A practical example is a protocol that wishes to offer a "Yield-Enhanced Stablecoin" pool: the top-level pool holds 90% of a composable stablecoin pool (earning swap fees) and 10% of a high-yield volatile asset pool (like an L2 token pool). The top-level LP gains stablecoin exposure plus boosted yield, while the volatility risk is capped at 10%.

For a step-by-step guide on constructing such a configuration, refer to the Composable Stable Pool Tutorial which covers the technical deployment steps on Balancer's v2 architecture.

Conclusion and Decision Framework

Nested composable pools represent a powerful but niche tool in DeFi infrastructure.
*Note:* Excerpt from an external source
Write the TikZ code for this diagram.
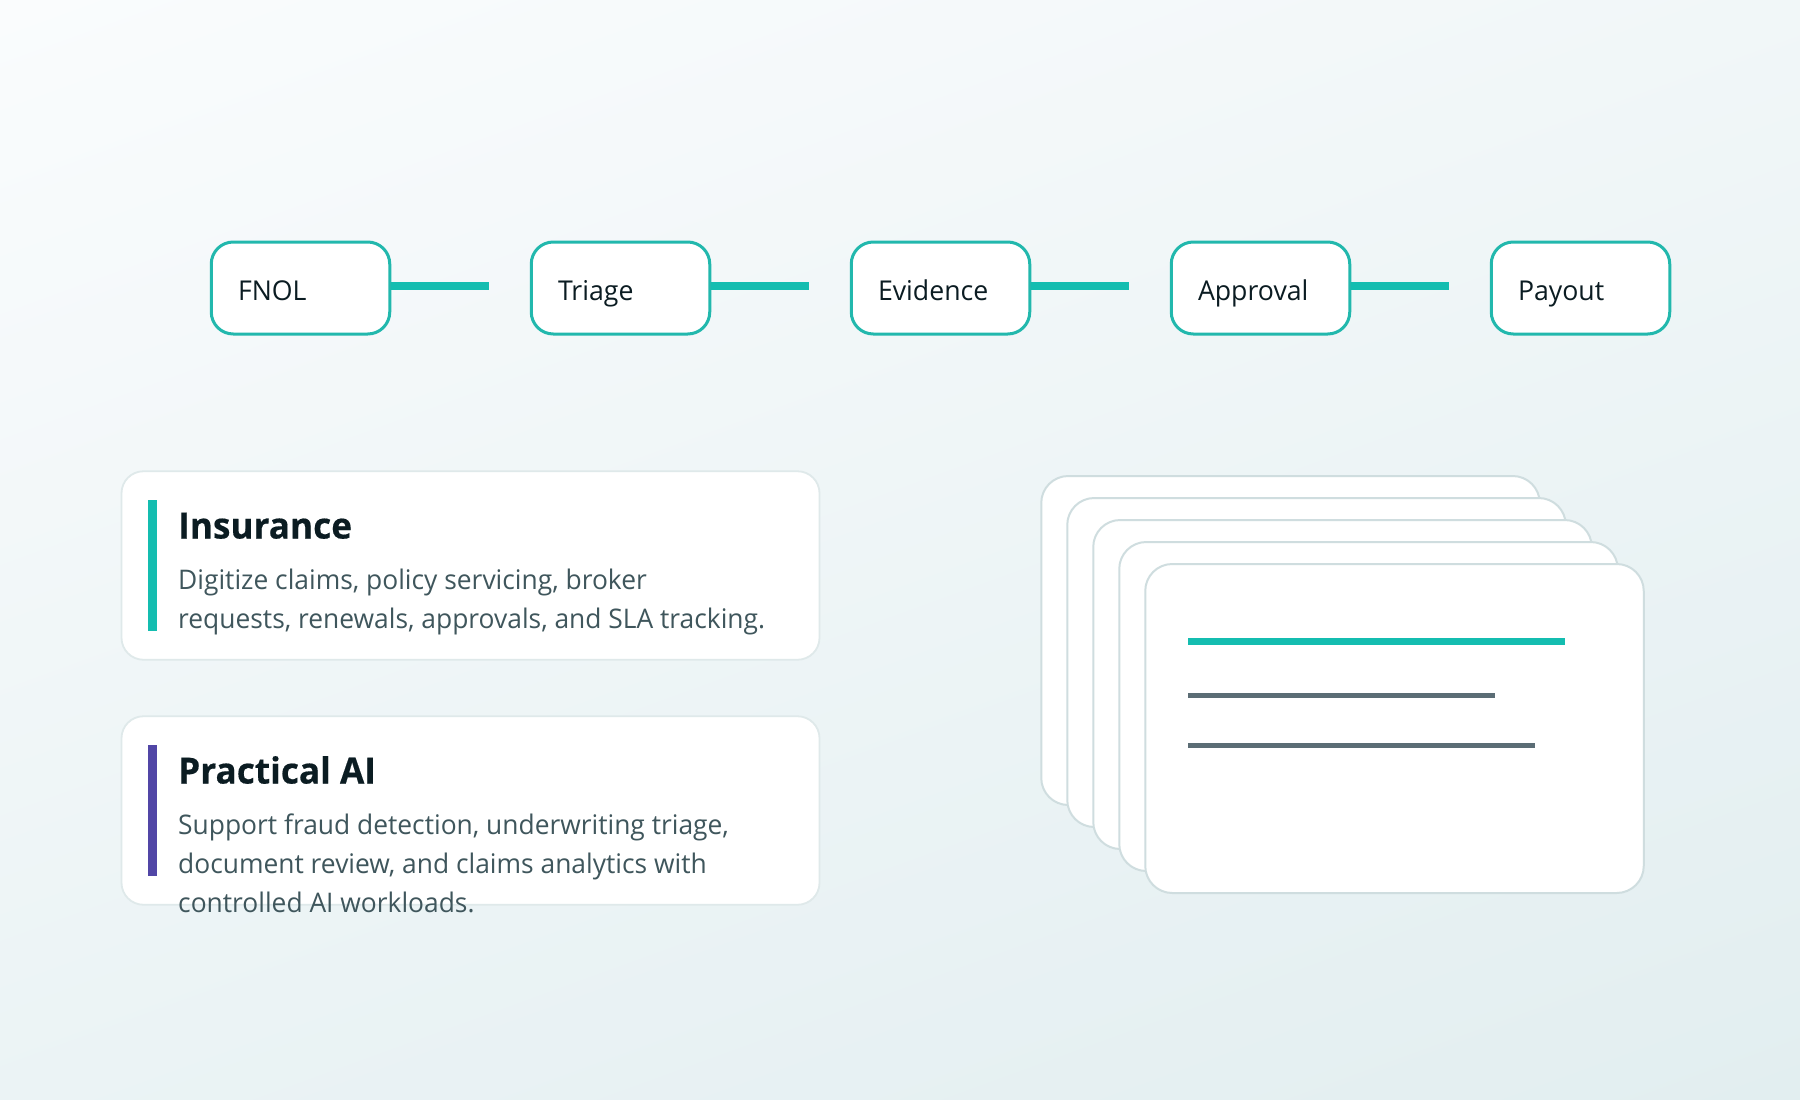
\documentclass[tikz,border=0pt]{standalone}
\usepackage{fontspec}
\setmainfont{Open Sans}[FakeStretch=0.977, BoldFeatures={FakeBold=0.4}]
\definecolor{tealline}{HTML}{14BDB0}
\definecolor{tealedge}{HTML}{22B8AD}
\definecolor{violetbar}{HTML}{5146A6}
\definecolor{inkdark}{HTML}{0B1C22}
\definecolor{inkbody}{HTML}{3F565C}
\definecolor{cardedge}{HTML}{DFE9EA}
\definecolor{pageedge}{HTML}{CFDDDF}
\definecolor{rulegrey}{HTML}{5B6D75}
\definecolor{bgstart}{HTML}{FAFCFD}
\definecolor{bgmiddle}{HTML}{ECF3F6}
\definecolor{bgend}{HTML}{E2EEF0}
\tikzset{
  stepbox/.style={draw=tealedge, line width=3pt, fill=white, rounded corners=22pt,
    minimum width=178.5pt, minimum height=92pt, inner xsep=26.75pt, text width=125pt,
    text height=25.5pt, text depth=1pt, align=left, text=inkdark,
    font=\fontsize{27.3}{32}\selectfont},
  link/.style={draw=tealline, line width=8pt},
  card/.style={draw=cardedge, line width=1.8pt, fill=white, rounded corners=22pt,
    minimum width=698pt, minimum height=188.5pt},
  cardbar/.style={minimum width=9pt, minimum height=131pt, inner sep=0pt},
  cardtitle/.style={anchor=base west, inner sep=0pt, text=inkdark,
    font=\fontsize{36}{40}\bfseries\selectfont},
  cardtext/.style={anchor=north west, inner sep=0pt, align=left, text=inkbody,
    font=\fontsize{27}{39}\selectfont},
  page/.style={draw=pageedge, line width=2pt, fill=white, rounded corners=27pt,
    minimum width=498.5pt, minimum height=329pt},
  pagerule/.style={line width=5pt, draw=rulegrey},
}
\begin{document}
\begin{tikzpicture}[x=1pt,y=-1pt]
    \useasboundingbox (0,0) rectangle (1800,1100);
    % background
    \shade[top color=bgstart, middle color=bgmiddle, bottom color=bgend,
      transform canvas={rotate around={20:(900,550)}}] (-400,-274.5) rectangle (2200,1374.5);
    % claim steps
    \node (fnol)     at ( 300.5, 288) [stepbox] {FNOL};
    \node (triage)   at ( 620.5, 288) [stepbox] {Triage};
    \node (evidence) at ( 940.5, 288) [stepbox] {Evidence};
    \node (approval) at (1260.5, 288) [stepbox] {Approval};
    \node (payout)   at (1580.5, 288) [stepbox] {Payout};
    % free ends of the links
    \coordinate (fnolend)     at ( 489, 286);
    \coordinate (triageend)   at ( 809, 286);
    \coordinate (evidenceend) at (1129, 286);
    \coordinate (approvalend) at (1449, 286);
    % links
    \draw[link] (fnol.east |- fnolend) -- (fnolend);
    \draw[link] (triage.east |- triageend) -- (triageend);
    \draw[link] (evidence.east |- evidenceend) -- (evidenceend);
    \draw[link] (approval.east |- approvalend) -- (approvalend);
    % insurance card
    \node (insurance) at ( 470.5, 565.5) [card] {};
    \node (insurancebar) at ( 152.5, 565.5) [cardbar, fill=tealline] {};
    \node (insurancetitle) at ( 178, 538.5) [cardtitle] {Insurance};
    \node (insurancetext) at ( 178, 569) [cardtext] {Digitize claims, policy servicing, broker\\requests, renewals, approvals, and SLA tracking.};
    % practical AI card
    \node (practical) at ( 470.5, 810.5) [card] {};
    \node (practicalbar) at ( 152.5, 810.5) [cardbar, fill=violetbar] {};
    \node (practicaltitle) at ( 178, 783.5) [cardtitle] {Practical AI};
    \node (practicaltext) at ( 178, 814) [cardtext] {Support fraud detection, underwriting triage,\\document review, and claims analytics with\\controlled AI workloads.};
    % stack of pages
    \node (pagea) at (1290.5, 640.5) [page] {};
    \node (pageb) at (1316.5, 662.5) [page] {};
    \node (pagec) at (1342.5, 684.5) [page] {};
    \node (paged) at (1368.5, 706.5) [page] {};
    \node (pagee) at (1394.5, 728.5) [page] {};
    % rules on the top page
    \coordinate (rulea) at (1188, 641.5);
    \coordinate (ruleb) at (1188, 695);
    \coordinate (rulec) at (1188, 745.5);
    \draw[link, line width=7pt] (rulea) -- ++(377, 0);
    \draw[pagerule] (ruleb) -- ++(307, 0);
    \draw[pagerule] (rulec) -- ++(347, 0);
\end{tikzpicture}
\end{document}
Their advantages—capital efficiency, dynamic risk distribution, and multi-layered fee generation—are compelling for sophisticated LPs and protocol designers. However, the associated costs in gas, complexity, and slippage amplification require careful modeling and testing before deployment.

To decide whether a nested pool is appropriate, consider the following numbered criteria:

1. **Transaction Frequency**: If the pool is expected to have fewer than 10 swaps per day, the complexity is likely not justified.
2. **Underlying Pool Depth**: The nested pool's underlying liquidity should be at least 5x the expected trade size to keep double-slippage under 0.5%.
3. **Audit Budget**: Nested pools require deeper audit coverage; allocate at least 50% more audit hours than a simple pool.
4. **User Base**: If LPs are predominantly retail users, the additional cognitive load may deter participation. Target institutional or accredited LPs.
5. **Gas Cost Tolerance**: On Ethereum mainnet, nested pool deposits can easily exceed $50 in gas. L2 deployments (like Optimism) mitigate this factor.

In summary, nested composable pools are not a default choice but a strategic optimization. When implemented with disciplined parameter selection and adequate liquidity, they can unlock yield profiles that are unattainable through conventional pool structures. As the DeFi ecosystem matures, we can expect more sophisticated nesting patterns to emerge, potentially standardizing this architecture for multi-asset vaults and automated portfolio management.